We expect strong operational earnings growth in the coming years
We have updated our forecast to account for the effects of the financing arrangement that has been made. While the company did not disclose the exact details of the financing package (e.g., margin level), with the exception of the convertible note, we have assumed that the net impact of the refinancing is neutral in absolute terms at this stage. Thus, in line with the accounting practices for convertible notes, we decreased our estimates for financial expenses, while our estimates for earnings per share remained largely unchanged. We also did not take the possible dilution effect of the convertible note into account in our forecasts because the conversion price is significantly higher than the current share price.
Furthermore, we made minor adjustments to our revenue structure forecasts for the next few years, but these adjustments did not impact our operating earnings forecasts. We continue to assess the company's growth outlook for the coming years as strong, particularly in Power. In our view, Energy Transition also has clear growth potential over the next few years, though realizing this potential depends partly on a general economic upturn, especially in Europe. Similarly, we assess the market outlook for Connectivity as relatively stable. Reflecting the positive growth outlook, we estimate that the company will achieve double-digit operating earnings growth in the coming years (cf. adj. EBIT growth 2026e-28e: 11--28%/year), supported by revenue growth and strategic measures (especially the Value Uplift efficiency program).

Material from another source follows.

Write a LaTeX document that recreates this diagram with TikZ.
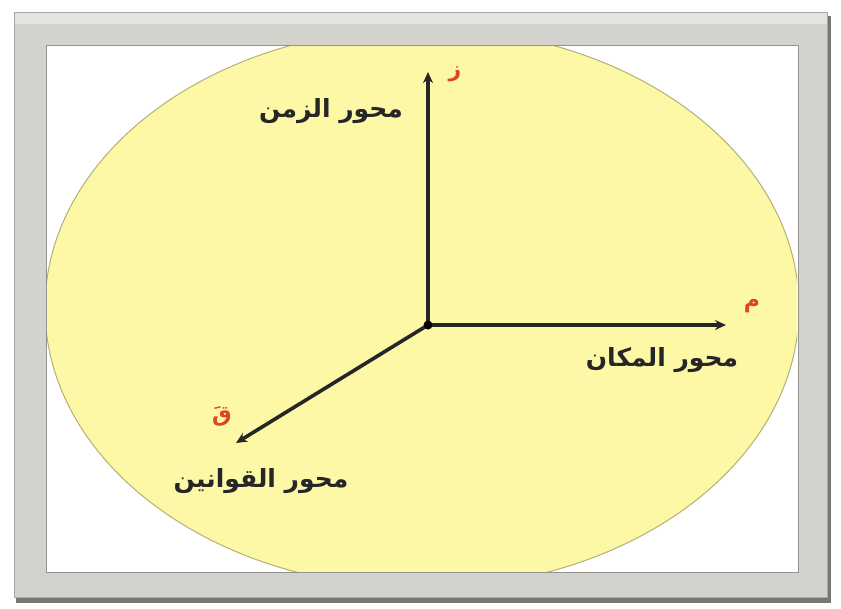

Declining share price has made expected return very attractive again
We are confident that Enersense will achieve its earnings growth in the coming years, supported also by the Value Uplift program. We consider next year's EV-based multiples (including convertible notes as debt) to be quite moderate (2026e EV/EBIT 7x, EV/EBITDA 4.4x) compared to the levels that we deem neutral for the company (EV/EBIT 8x-12x, EV/EBITDA 5x-7x). Given the recent strengthening of the earnings turnaround, we consider the approximate midpoint of these ranges to be acceptable levels. Our positive view on the share is also supported by the other methods we use (e.g., DCF ~EUR 5.7/share).